By: Deniz Oktay

On October 7, 2025, the U.K. Financial Conduct Authority (“FCA”) announced one of the largest consumer-finance compensation schemes in the regulatory agency’s history (“Car Loan Redress Scheme”).[1] The agency confirmed that U.K. lenders, including Lloyds Banking Group, Barclays, and others, must compensate consumers for motor finance agreements issued from April 6, 2007, until November 1, 2024, in which dealerships received “discretionary commissions.”[2] The FCA found that motor finance lenders violated existing legal and regulatory standards by withholding key information about the loans, which led to consumers being “denied the chance to negotiate or find a better deal and, in some instances, paying more for their loan.”[3] The FCA determined that this system created clear conflicts of interest and led to consumers paying more than they otherwise would have for credit.[4]

The FCA estimates that the Car Loan Redress Scheme will encompass millions of consumers, and that people will receive about £700 per loan agreement, with total lender liability reaching as much as £8.2 billion.[5] Lenders, including several large U.K. institutions, have already disclosed provisions totaling billions of pounds to prepare for potential claims.[6] Industry analysts and executives expect this to be one of the largest compensation efforts in the agency’s history.[7]

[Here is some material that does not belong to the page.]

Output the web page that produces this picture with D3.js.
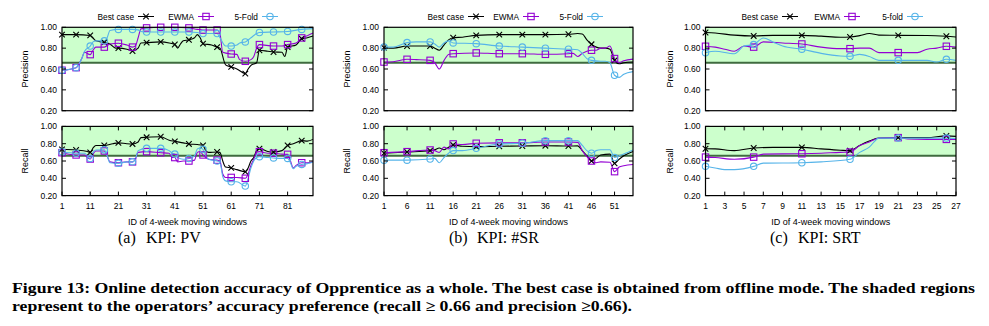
<!DOCTYPE html>
<html><head><meta charset="utf-8">
<script src="https://cdn.jsdelivr.net/npm/d3@7"></script>
<style>body{margin:0;background:#fff}svg{display:block}</style>
</head><body>
<script>
// ---------------- DATA ----------------
const seriesNames = ["Best case", "EWMA", "5-Fold"];
const seriesNamesC = ["Best case", "EWMA", "5-fold"];
const yTicks = [0.2, 0.4, 0.6, 0.8, 1.0];
const threshold = 0.66;
const pvTicks = [1, 11, 21, 31, 41, 51, 61, 71, 81];
const srTicks = [1, 6, 11, 16, 21, 26, 31, 36, 41, 46, 51];
const srtTicks = [1, 3, 5, 7, 9, 11, 13, 15, 17, 19, 21, 23, 25, 27];
const subTitles = [["(a)", "KPI: PV"], ["(b)", "KPI: #SR"], ["(c)", "KPI: SRT"]];
const xLabel = "ID of 4-week moving windows";
const captionLines = [
  "Figure 13: Online detection accuracy of Opprentice as a whole. The best case is obtained from offline mode. The shaded regions",
  "represent to the operators’ accuracy preference (recall ≥ 0.66 and precision ≥0.66)."
];

// [window id, value]
const pvPrecBest = [[1,.93],[6,.93],[11,.922],[13,.87],[16,.855],[18,.84],[20,.80],[21,.80],[24,.79],[26,.773],[28,.80],[29,.85],[31,.853],[36,.86],[39,.85],[41,.835],[42,.80],[43,.84],[44,.87],[46,.88],[48,.90],[49,.93],[50,.90],[51,.843],[54,.83],[56,.81],[57,.80],[59,.64],[61,.62],[63,.60],[66,.556],[67,.60],[68,.635],[70,.66],[71,.78],[74,.77],[76,.763],[79,.76],[80,.72],[81,.81],[84,.83],[86,.89],[88,.90],[90,.917]];
const pvPrecEwma = [[1,.588],[6,.613],[8,.70],[9,.76],[11,.738],[12,.78],[13,.81],[16,.81],[18,.84],[21,.847],[24,.83],[26,.81],[27,.82],[28,.90],[29,.985],[31,.994],[36,1.0],[41,1.0],[46,.994],[49,.98],[51,.974],[56,.974],[57,.94],[58,.76],[61,.744],[63,.74],[64,.69],[66,.674],[68,.69],[69,.72],[70,.80],[71,.834],[76,.82],[79,.82],[81,.834],[84,.85],[86,.898],[88,.92],[90,.945]];
const pvPrecFold = [[1,.588],[6,.613],[8,.70],[9,.77],[11,.82],[12,.86],[13,.87],[16,.87],[17,.90],[18,.97],[21,.98],[26,.98],[28,.975],[29,.96],[31,.955],[36,.955],[41,.955],[46,.955],[49,.95],[51,.94],[56,.94],[57,.90],[59,.82],[61,.82],[63,.83],[64,.85],[66,.86],[68,.90],[70,.94],[71,.95],[76,.955],[81,.96],[86,.98],[90,.987]];
const pvRecBest = [[1,.735],[6,.727],[10,.71],[11,.70],[12,.75],[13,.78],[16,.78],[19,.80],[21,.81],[24,.80],[26,.797],[28,.82],[29,.87],[31,.874],[36,.88],[39,.84],[41,.827],[44,.81],[46,.797],[49,.79],[51,.78],[52,.72],[53,.70],[56,.704],[57,.70],[58,.60],[59,.53],[61,.52],[63,.50],[66,.476],[67,.52],[68,.60],[69,.64],[70,.72],[71,.743],[74,.71],[76,.704],[79,.72],[81,.78],[83,.80],[86,.835],[88,.83],[90,.85]];
const pvRecEwma = [[1,.696],[6,.67],[9,.67],[10,.64],[11,.623],[12,.68],[13,.716],[16,.716],[17,.66],[18,.59],[21,.58],[24,.59],[26,.59],[27,.62],[28,.70],[31,.708],[36,.696],[39,.69],[40,.64],[41,.64],[42,.59],[44,.60],[46,.60],[48,.61],[49,.70],[50,.71],[51,.67],[52,.64],[53,.62],[56,.61],[57,.60],[58,.45],[59,.41],[61,.41],[63,.41],[66,.40],[67,.45],[68,.55],[69,.62],[70,.70],[71,.708],[74,.69],[76,.69],[79,.68],[81,.677],[82,.60],[83,.52],[84,.55],[86,.58],[88,.58],[90,.59]];
const pvRecFold = [[1,.707],[6,.69],[9,.69],[10,.66],[11,.63],[12,.70],[13,.727],[16,.73],[17,.66],[18,.58],[21,.573],[24,.59],[26,.59],[27,.62],[28,.72],[31,.746],[36,.746],[39,.72],[40,.69],[41,.68],[42,.64],[44,.62],[46,.63],[48,.66],[49,.74],[50,.75],[51,.735],[52,.66],[53,.62],[56,.60],[57,.59],[58,.42],[59,.37],[61,.36],[63,.36],[66,.31],[67,.40],[68,.52],[69,.60],[70,.64],[71,.65],[74,.64],[76,.635],[79,.63],[81,.63],[82,.58],[83,.51],[84,.54],[86,.56],[88,.57],[90,.585]];

const srPrecBest = [[1,.805],[3,.80],[6,.82],[8,.82],[11,.82],[12,.80],[13,.78],[14,.83],[15,.88],[16,.90],[18,.905],[21,.923],[26,.93],[31,.93],[36,.93],[41,.933],[43,.94],[44,.935],[45,.88],[46,.837],[48,.80],[49,.80],[50,.79],[51,.683],[52,.65],[53,.66],[55,.667]];
const srPrecEwma = [[1,.667],[3,.67],[6,.693],[8,.69],[11,.683],[12,.66],[13,.60],[14,.68],[15,.74],[16,.747],[21,.754],[26,.747],[31,.747],[36,.741],[41,.747],[42,.75],[43,.72],[44,.75],[45,.77],[46,.78],[47,.78],[48,.80],[49,.80],[50,.82],[51,.70],[52,.66],[53,.68],[55,.695]];
const srPrecFold = [[1,.81],[3,.81],[6,.853],[8,.86],[11,.86],[12,.84],[13,.81],[14,.85],[15,.87],[16,.85],[21,.843],[26,.82],[31,.81],[36,.80],[41,.79],[43,.785],[44,.75],[45,.70],[46,.683],[48,.675],[49,.675],[50,.66],[51,.54],[52,.52],[53,.55],[55,.575]];
const srRecBest = [[1,.69],[6,.704],[11,.72],[12,.73],[13,.75],[14,.73],[15,.76],[16,.785],[18,.77],[21,.766],[26,.77],[31,.773],[36,.777],[41,.773],[43,.775],[44,.72],[45,.66],[46,.60],[47,.63],[48,.67],[50,.68],[51,.573],[52,.62],[53,.66],[55,.71]];
const srRecEwma = [[1,.696],[6,.708],[11,.727],[12,.72],[13,.70],[14,.76],[15,.74],[16,.797],[18,.79],[21,.805],[26,.81],[31,.81],[36,.82],[41,.82],[43,.815],[44,.72],[45,.65],[46,.60],[47,.58],[48,.59],[50,.585],[51,.477],[52,.53],[53,.545],[55,.56]];
const srRecFold = [[1,.61],[6,.61],[11,.623],[12,.63],[13,.58],[14,.64],[15,.69],[16,.72],[18,.72],[21,.746],[26,.797],[31,.805],[36,.835],[41,.835],[43,.835],[44,.78],[45,.72],[46,.69],[47,.72],[48,.73],[50,.73],[51,.64],[52,.66],[53,.68],[55,.727]];

const srtPrecBest = [[1,.95],[2,.945],[4,.925],[6,.917],[8,.923],[11,.923],[13,.915],[15,.905],[16,.907],[17,.92],[18,.94],[19,.925],[21,.923],[24,.922],[26,.914],[27,.907]];
const srtPrecEwma = [[1,.818],[2,.81],[3,.79],[4,.77],[5,.82],[6,.81],[7,.86],[9,.85],[11,.84],[13,.81],[15,.795],[16,.795],[17,.80],[18,.80],[19,.757],[21,.757],[23,.757],[24,.79],[25,.80],[26,.818],[27,.81]];
const srtPrecFold = [[1,.757],[2,.77],[4,.747],[5,.82],[6,.834],[7,.898],[8,.86],[9,.82],[11,.79],[13,.75],[15,.725],[16,.722],[17,.74],[18,.72],[19,.683],[21,.683],[24,.683],[25,.667],[26,.693],[27,.683]];
const srtRecBest = [[1,.742],[2,.74],[4,.72],[6,.75],[8,.757],[11,.757],[13,.74],[15,.725],[16,.72],[17,.78],[18,.83],[19,.865],[21,.87],[24,.87],[26,.89],[27,.885]];
const srtRecEwma = [[1,.645],[2,.64],[4,.62],[6,.645],[7,.68],[11,.684],[13,.69],[15,.70],[16,.703],[17,.78],[18,.82],[19,.865],[21,.87],[22,.855],[24,.85],[26,.85],[27,.85]];
const srtRecFold = [[1,.538],[2,.52],[3,.50],[4,.50],[6,.538],[7,.575],[11,.58],[13,.59],[16,.62],[17,.70],[18,.76],[19,.865],[21,.865],[24,.865],[26,.865],[27,.86]];

// ---------------- LAYOUT ----------------
const colors = ["#000000", "#9400d3", "#56b4e9"];
const symbols = ["x", "square", "circle"];
const precY = [27.3, 110.7];
const recY = [126.4, 195.6];

const panels = [
  {x: [62, 313], domain: [1, 90], ticks: pvTicks, names: seriesNames,
   prec: [pvPrecBest, pvPrecEwma, pvPrecFold], rec: [pvRecBest, pvRecEwma, pvRecFold],
   legendEnds: [134, 194, 258], ylabX: 25, sub: [118, 146]},
  {x: [384, 633], domain: [1, 55], ticks: srTicks, names: seriesNames,
   prec: [srPrecBest, srPrecEwma, srPrecFold], rec: [srRecBest, srRecEwma, srRecFold],
   legendEnds: [464, 519, 583], ylabX: 347, sub: [449, 477]},
  {x: [705.5, 956], domain: [1, 27], ticks: srtTicks, names: seriesNamesC,
   prec: [srtPrecBest, srtPrecEwma, srtPrecFold], rec: [srtRecBest, srtRecEwma, srtRecFold],
   legendEnds: [778, 840, 903], ylabX: 670, sub: [770, 798]}
];

const svg = d3.select("body").append("svg").attr("width", 989).attr("height", 326)
  .style("font-family", "'Liberation Sans', Arial, sans-serif");

function drawMarker(g, type, cx, cy, color) {
  if (type === "x") {
    const s = 2.8;
    g.append("path").attr("d", `M${cx-s},${cy-s}L${cx+s},${cy+s}M${cx-s},${cy+s}L${cx+s},${cy-s}`)
      .attr("stroke", color).attr("stroke-width", 1.1).attr("fill", "none");
  } else if (type === "square") {
    g.append("rect").attr("x", cx-3.2).attr("y", cy-3.2).attr("width", 6.4).attr("height", 6.4)
      .attr("stroke", color).attr("stroke-width", 1.1).attr("fill", "none");
  } else {
    g.append("circle").attr("cx", cx).attr("cy", cy).attr("r", 3.2)
      .attr("stroke", color).attr("stroke-width", 1.1).attr("fill", "none");
  }
}

function drawPlot(p, yr, series, isRecall, label) {
  const x = d3.scaleLinear().domain(p.domain).range(p.x);
  const y = d3.scaleLinear().domain([0.2, 1.0]).range([yr[1], yr[0]]);
  const g = svg.append("g");
  // shaded preference region
  g.append("rect").attr("x", p.x[0]).attr("y", y(1.0)).attr("width", p.x[1]-p.x[0])
    .attr("height", y(threshold) - y(1.0)).attr("fill", "#ccffcc");
  g.append("line").attr("x1", p.x[0]).attr("x2", p.x[1]).attr("y1", y(threshold)).attr("y2", y(threshold))
    .attr("stroke", "#3f6b3f").attr("stroke-width", 2);

  const line = d3.line().x(d => x(d[0])).y(d => y(d[1])).curve(d3.curveMonotoneX);
  series.forEach((s, i) => {
    g.append("path").datum(s).attr("d", line).attr("fill", "none")
      .attr("stroke", colors[i]).attr("stroke-width", 1.1);
  });
  series.forEach((s, i) => {
    s.filter(d => (d[0] - 1) % 5 === 0).forEach(d => drawMarker(g, symbols[i], x(d[0]), y(d[1]), colors[i]));
  });

  // y axis ticks (inward, mirrored)
  yTicks.forEach(t => {
    g.append("line").attr("x1", p.x[0]).attr("x2", p.x[0]+4).attr("y1", y(t)).attr("y2", y(t)).attr("stroke", "#000");
    g.append("line").attr("x1", p.x[1]).attr("x2", p.x[1]-4).attr("y1", y(t)).attr("y2", y(t)).attr("stroke", "#000");
    g.append("text").attr("x", p.x[0]-5).attr("y", y(t)+3).attr("text-anchor", "end")
      .attr("font-size", 8.5).attr("fill", "#000").text(d3.format(".2f")(t));
  });
  if (isRecall) {
    p.ticks.forEach(t => {
      g.append("line").attr("x1", x(t)).attr("x2", x(t)).attr("y1", yr[1]).attr("y2", yr[1]-4).attr("stroke", "#000");
      g.append("line").attr("x1", x(t)).attr("x2", x(t)).attr("y1", yr[0]).attr("y2", yr[0]+4).attr("stroke", "#000");
      g.append("text").attr("x", x(t)).attr("y", yr[1]+13).attr("text-anchor", "middle")
        .attr("font-size", 8.5).attr("fill", "#000").text(t);
    });
    g.append("text").attr("x", (p.x[0]+p.x[1])/2).attr("y", 225).attr("text-anchor", "middle")
      .attr("font-size", 9).text(xLabel);
  }
  // frame
  g.append("rect").attr("x", p.x[0]).attr("y", yr[0]).attr("width", p.x[1]-p.x[0]).attr("height", yr[1]-yr[0])
    .attr("fill", "none").attr("stroke", "#000").attr("stroke-width", 1.2);
  // y label
  const cy = (yr[0]+yr[1])/2;
  g.append("text").attr("transform", `translate(${p.ylabX+3},${cy}) rotate(-90)`)
    .attr("text-anchor", "middle").attr("font-size", 9).text(label);
}

panels.forEach((p, pi) => {
  drawPlot(p, precY, p.prec, false, "Precision");
  drawPlot(p, recY, p.rec, true, "Recall");
  // legend
  p.names.forEach((n, i) => {
    const T = p.legendEnds[i];
    svg.append("text").attr("x", T).attr("y", 19.5).attr("text-anchor", "end").attr("font-size", 8.3).text(n);
    svg.append("line").attr("x1", T+4).attr("x2", T+20).attr("y1", 16.5).attr("y2", 16.5)
      .attr("stroke", colors[i]).attr("stroke-width", 1);
    drawMarker(svg, symbols[i], T+12, 16.5, colors[i]);
  });
  // subcaption
  svg.append("text").attr("x", p.sub[0]).attr("y", 243).attr("font-family", "'Liberation Serif', 'Times New Roman', serif")
    .attr("font-size", 16).text(subTitles[pi][0]);
  svg.append("text").attr("x", p.sub[1]).attr("y", 243).attr("font-family", "'Liberation Serif', 'Times New Roman', serif")
    .attr("font-size", 16).text(subTitles[pi][1]);
});

// figure caption
svg.append("text").attr("x", 12).attr("y", 293).attr("font-family", "'Liberation Serif', 'Times New Roman', serif")
  .attr("font-weight", "bold").attr("font-size", 15).attr("textLength", 963).attr("lengthAdjust", "spacingAndGlyphs")
  .text(captionLines[0]);
svg.append("text").attr("x", 12).attr("y", 311).attr("font-family", "'Liberation Serif', 'Times New Roman', serif")
  .attr("font-weight", "bold").attr("font-size", 15).attr("textLength", 620).attr("lengthAdjust", "spacingAndGlyphs")
  .text(captionLines[1]);
</script>
</body></html>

As the U.K.’s primary financial conduct regulator, the FCA exercises broad rule-making powers to protect consumers and ensure market integrity. The FCA derives its general authority to impose such measures from its statutory powers under the Financial Services and Markets Act 2000 (“FSMA 2000”); specifically, section 137A, which authorizes the FCA to “make such rules applying to authorized persons as [it] considers necessary or expedient for the purpose of advancing one or more of its operational objectives.”[8] Using this rule-making power, the FCA promulgates the Consumer Credit Sourcebook (“CONC”) within its regulatory Handbook, setting out mandatory conduct standards for firms engaged in credit activities.[9] These provisions require lenders to ensure that consumers are not misled about the total cost of credit, and that any commission arrangements do not create unfair incentives or conflicts of interest.[10]

The Car Loan Redress Scheme aims to provide a simple and efficient process for consumers to obtain redress, thereby reducing administrative costs and uncertainty for both borrowers and firms; redress schemes have been increasingly used in recent years, offered by the regulatory agency as an alternative to costly litigation in English courts.[11]

This represents the FCA’s continued use of its power under Section 404 of the FSMA 2000, which authorizes the agency to create industry-wide “consumer redress schemes” when systemic misconduct is identified.[12] This section, in effect, combines the rule-making and adjudication powers of the FCA. It allows the agency to mandate compensation through rulemaking rather than case-by-case litigation, reflecting a broader trend in U.K. administrative law that favors regulatory remediation.[13] This blending of legislative and quasi-judicial functions has prompted debate over the scope of administrative authority in the U.K., yet courts have so far upheld the FCA’s broad discretion where consumer detriment is clear.[14]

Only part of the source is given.